Challenge: Pictures stay out. Extract the lines below from the first one through the line with "const xTicks = [0,20,40,60,80,100];", both included.

## begin Source data

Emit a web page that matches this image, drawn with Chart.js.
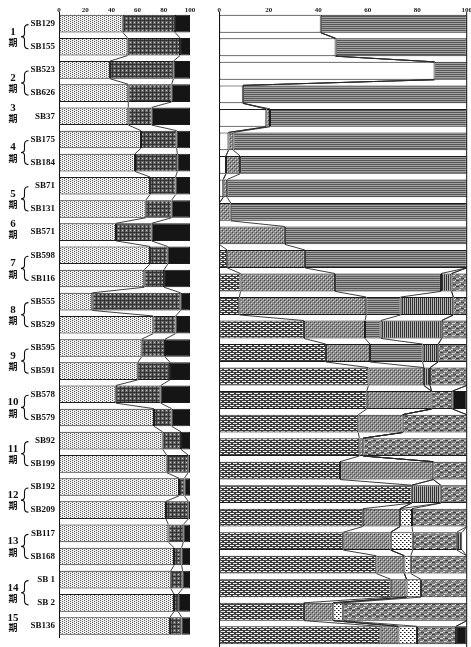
<!DOCTYPE html>
<html><head><meta charset="utf-8">
<script src="https://cdn.jsdelivr.net/npm/chart.js@4/dist/chart.umd.min.js"></script>
<style>
html,body{margin:0;padding:0;background:#fff;overflow:hidden;width:471px;height:647px;}
#c1{position:absolute;left:0;top:0;}
#c2{position:absolute;left:200px;top:0;}
</style></head><body>
<canvas id="c1" width="200" height="647"></canvas>
<canvas id="c2" width="271" height="647"></canvas>
<script>
// ---- categories ----
const sites = ['SB129','SB155','SB523','SB626','SB37','SB175','SB184','SB71','SB131','SB571','SB598','SB116','SB555','SB529','SB595','SB591','SB578','SB579','SB92','SB199','SB192','SB209','SB117','SB168','SB 1','SB 2','SB136'];
const sitePeriod = [1,1,2,2,3,4,4,5,5,6,7,7,8,8,9,9,10,10,11,11,12,12,13,13,14,14,15];
const periodSuffix = '期';
const xTicks = [0,20,40,60,80,100];

// ---- left chart (%) ----
const leftDot   = [48.6,52.4,38.9,52.9,52.9,62.6,58,69.5,66.2,43.5,69.5,65.1,25.4,72,63.1,60.1,43.3,72.5,79.1,82.2,91.6,81.7,83.5,87.8,85.3,87.8,84.7];
const leftCross = [39.9,40,48.4,33.1,17.8,27.2,32.3,19.5,19.8,27.2,13.5,15.1,67.5,17,17.8,24.6,34.3,13.5,14,16.5,4.1,17,11.4,5.8,9.1,3.2,8.9];
const leftBlack = [11.5,7.6,12.7,14,29.3,10.2,9.7,11,14,29.3,17,19.8,7.1,11,19.1,15.3,22.4,14,6.9,1.3,4.3,1.3,5.1,6.4,5.6,9,6.4];

// ---- right chart (%) ----
const rWhite = [41,47,87,9.5,19,3.7,2.7,1.6,0,0,0,0,0,0,0,0,0,0,0,0,0,0,0,0,0,0,0];
const rBrick = [0,0,0,0,0,0,0,0,0,0,3.2,8.6,8.1,34.2,43.1,60.3,59.6,56.2,56.6,48.8,77.8,58,50.1,63.5,69.3,34.2,65.2];
const rCross = [0,0,0,0,1.5,2,5.7,1.6,4.6,26.5,31.4,38.2,51.3,24.7,17.8,22.4,26.2,17.9,1.6,37.7,0,15,19.2,11.3,6.4,11.9,7.2];
const rGrey  = [59,53,13,90.5,79.5,94.3,91.6,96.8,95.4,73.5,65.4,42.8,13.9,6.3,21.3,0,0,0,0,0,0,0,0,0,0,0,0];
const rVert  = [0,0,0,0,0,0,0,0,0,0,0,4.3,21.3,24.7,6.3,2.5,0,0,0,0,11.7,0,0,0,0,0,0];
const rDot   = [0,0,0,0,0,0,0,0,0,0,0,0,0,0,0,0,0,0,0,0,0,4.9,8.9,2.6,5.8,4,7.5];
const rWavy  = [0,0,0,0,0,0,0,0,0,0,0,6.1,5.4,10.1,11.5,14.8,8.4,25.9,41.8,13.5,10.5,22.1,17.8,22.6,18.5,49.9,15.8];
const rVert2 = [0,0,0,0,0,0,0,0,0,0,0,0,0,0,0,0,0,0,0,0,0,0,2.2,0,0,0,0];
const rBlack = [0,0,0,0,0,0,0,0,0,0,0,0,0,0,0,0,5.8,0,0,0,0,0,0,0,0,0,4.3];

// ---- patterns ----
function pat(w,h,fn){const c=document.createElement('canvas');c.width=w;c.height=h;const g=c.getContext('2d');fn(g);return g.createPattern(c,'repeat');}
function px(g,col,pts){g.fillStyle=col;pts.forEach(p=>g.fillRect(p[0],p[1],p[2]||1,p[3]||1));}
const P = {
  ldot: pat(4,2,g=>{px(g,'#efefef',[[0,0,4,2]]);px(g,'#5a5a5a',[[0,0],[2,1]]);}),
  lcross: pat(4,4,g=>{px(g,'#6c6c6c',[[0,0,4,4]]);px(g,'#333',[[0,0,4,1],[0,0,1,4]]);px(g,'#c0c0c0',[[2,2]]);}),
  white: '#ffffff',
  brick: pat(6,4,g=>{px(g,'#ededed',[[0,0,6,4]]);px(g,'#3c3c3c',[[0,0,6,1],[0,2,6,1],[4,1,2,1],[1,3,2,1]]);}),
  rcross: pat(4,4,g=>{px(g,'#8c8c8c',[[0,0,4,4]]);px(g,'#474747',[[0,0],[2,2]]);px(g,'#d4d4d4',[[1,1],[3,3]]);}),
  hgrey: pat(1,2,g=>{px(g,'#575757',[[0,0]]);px(g,'#a2a2a2',[[0,1]]);}),
  vert: pat(2,1,g=>{px(g,'#333',[[0,0]]);px(g,'#b4b4b4',[[1,0]]);}),
  rdot: pat(4,4,g=>{px(g,'#ffffff',[[0,0,4,4]]);px(g,'#1e1e1e',[[0,0],[2,2]]);px(g,'#8a8a8a',[[1,0],[3,2]]);}),
  wavy: pat(8,6,g=>{px(g,'#7e7e7e',[[0,0,8,6]]);px(g,'#d4d4d4',[[0,2,3,1],[3,1,2,1],[4,5,3,1],[7,4,1,1]]);px(g,'#404040',[[5,2,3,1],[0,4,3,1]]);}),
  black: '#151515'
};

const border = '#1a1a1a';
function ds(label,data,bg){return {label,data,backgroundColor:bg,borderColor:border,borderWidth:1,borderSkipped:false,barPercentage:0.76,categoryPercentage:1};}

const connectors = {
  id:'connectors',
  afterDatasetsDraw(chart){
    const ctx=chart.ctx, xs=chart.scales.x, d=chart.data.datasets, n=chart.data.labels.length;
    const meta=chart.getDatasetMeta(0);
    ctx.save(); ctx.strokeStyle='#2a2a2a'; ctx.lineWidth=0.9;
    for(let i=0;i<n-1;i++){
      const a=meta.data[i], b=meta.data[i+1];
      const yA=a.y+a.height/2, yB=b.y-b.height/2;
      let ca=0, cb=0;
      for(let k=0;k<d.length-1;k++){
        ca+=d[k].data[i]; cb+=d[k].data[i+1];
        if(ca<=0&&cb<=0) continue;
        if(ca>=99.9&&cb>=99.9) continue;
        ctx.beginPath(); ctx.moveTo(xs.getPixelForValue(ca),yA); ctx.lineTo(xs.getPixelForValue(cb),yB); ctx.stroke();
      }
    }
    if(chart.options.plugins.connectors && chart.options.plugins.connectors.rightLine){
      const xr=xs.getPixelForValue(100);
      ctx.strokeStyle='#111'; ctx.lineWidth=1;
      ctx.beginPath(); ctx.moveTo(xr,chart.chartArea.top); ctx.lineTo(xr,chart.chartArea.bottom); ctx.stroke();
    }
    ctx.restore();
  }
};

const periodLabels = {
  id:'periodLabels',
  afterDraw(chart){
    const ctx=chart.ctx, ys=chart.scales.y;
    const groups=[];
    sitePeriod.forEach((p,i)=>{const g=groups.find(q=>q.p===p); if(g) g.rows.push(i); else groups.push({p,rows:[i]});});
    ctx.save(); ctx.fillStyle='#111'; ctx.strokeStyle='#111'; ctx.textAlign='center'; ctx.textBaseline='middle';
    groups.forEach(g=>{
      const y0=ys.getPixelForValue(g.rows[0]), y1=ys.getPixelForValue(g.rows[g.rows.length-1]);
      const c=(y0+y1)/2;
      const pair=g.rows.length>1;
      const ny=pair?c-3.5:c-8, ky=pair?c+7.5:c+2;
      ctx.font='bold 11px "Liberation Serif"';
      ctx.fillText(String(g.p),13,ny);
      ctx.font='bold 9px "Noto Sans CJK JP"';
      ctx.fillText(periodSuffix,13,ky);
      if(pair){
        const top=y0+1, bot=y1+2, mid=(top+bot)/2, bx=24.5;
        ctx.lineWidth=1.1;
        ctx.beginPath();
        ctx.moveTo(28.5,top);
        ctx.quadraticCurveTo(bx,top,bx,top+4);
        ctx.lineTo(bx,mid-3);
        ctx.quadraticCurveTo(bx,mid,21,mid);
        ctx.quadraticCurveTo(bx,mid,bx,mid+3);
        ctx.lineTo(bx,bot-4);
        ctx.quadraticCurveTo(bx,bot,28.5,bot);
        ctx.stroke();
      }
    });
    ctx.restore();
  }
};

function xScale(){
  return {type:'linear',position:'top',stacked:true,min:0,max:100,
    afterBuildTicks(s){s.ticks=xTicks.map(v=>({value:v}));},
    afterFit(s){s.height=12;s.paddingLeft=0;s.paddingRight=0;},
    grid:{display:false,drawTicks:false},border:{display:false},
    ticks:{padding:-2,color:'#1a1a1a',font:{family:'"Liberation Serif"',size:7,weight:'bold'},maxRotation:0,autoSkip:false}};
}

new Chart(document.getElementById('c1'),{
  type:'bar',
  data:{labels:sites,datasets:[ds('dot',leftDot,P.ldot),ds('cross',leftCross,P.lcross),ds('black',leftBlack,P.black)]},
  options:{indexAxis:'y',responsive:false,animation:false,devicePixelRatio:1,
    layout:{padding:{left:0,right:10,top:0,bottom:0}},
    plugins:{legend:{display:false},tooltip:{enabled:false},connectors:{rightLine:false}},
    scales:{x:xScale(),
      y:{type:'category',stacked:true,afterFit(s){s.width=59;},
        grid:{display:false,drawTicks:false},border:{display:true,color:'#111',width:1},
        ticks:{autoSkip:false,padding:4,color:'#111',font:{family:'"Liberation Serif"',size:9,weight:'bold'}}}}},
  plugins:[connectors,periodLabels]
});

new Chart(document.getElementById('c2'),{
  type:'bar',
  data:{labels:sites,datasets:[ds('white',rWhite,P.white),ds('brick',rBrick,P.brick),ds('cross',rCross,P.rcross),ds('grey',rGrey,P.hgrey),ds('vert',rVert,P.vert),ds('dot',rDot,P.rdot),ds('wavy',rWavy,P.wavy),ds('vert2',rVert2,P.vert),ds('black',rBlack,P.black)]},
  options:{indexAxis:'y',responsive:false,animation:false,devicePixelRatio:1,
    layout:{padding:{left:0,right:4.3,top:0,bottom:0}},
    plugins:{legend:{display:false},tooltip:{enabled:false},connectors:{rightLine:true}},
    scales:{x:xScale(),
      y:{type:'category',stacked:true,afterFit(s){s.width=19.3;},
        grid:{display:false,drawTicks:false},border:{display:true,color:'#111',width:1},
        ticks:{display:false}}}},
  plugins:[connectors]
});
</script>
</body></html>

## end Source data

Complete output:
Emit a web page that matches this image, drawn with Chart.js.
<!DOCTYPE html>
<html><head><meta charset="utf-8">
<script src="https://cdn.jsdelivr.net/npm/chart.js@4/dist/chart.umd.min.js"></script>
<style>
html,body{margin:0;padding:0;background:#fff;overflow:hidden;width:471px;height:647px;}
#c1{position:absolute;left:0;top:0;}
#c2{position:absolute;left:200px;top:0;}
</style></head><body>
<canvas id="c1" width="200" height="647"></canvas>
<canvas id="c2" width="271" height="647"></canvas>
<script>
// ---- categories ----
const sites = ['SB129','SB155','SB523','SB626','SB37','SB175','SB184','SB71','SB131','SB571','SB598','SB116','SB555','SB529','SB595','SB591','SB578','SB579','SB92','SB199','SB192','SB209','SB117','SB168','SB 1','SB 2','SB136'];
const sitePeriod = [1,1,2,2,3,4,4,5,5,6,7,7,8,8,9,9,10,10,11,11,12,12,13,13,14,14,15];
const periodSuffix = '期';
const xTicks = [0,20,40,60,80,100];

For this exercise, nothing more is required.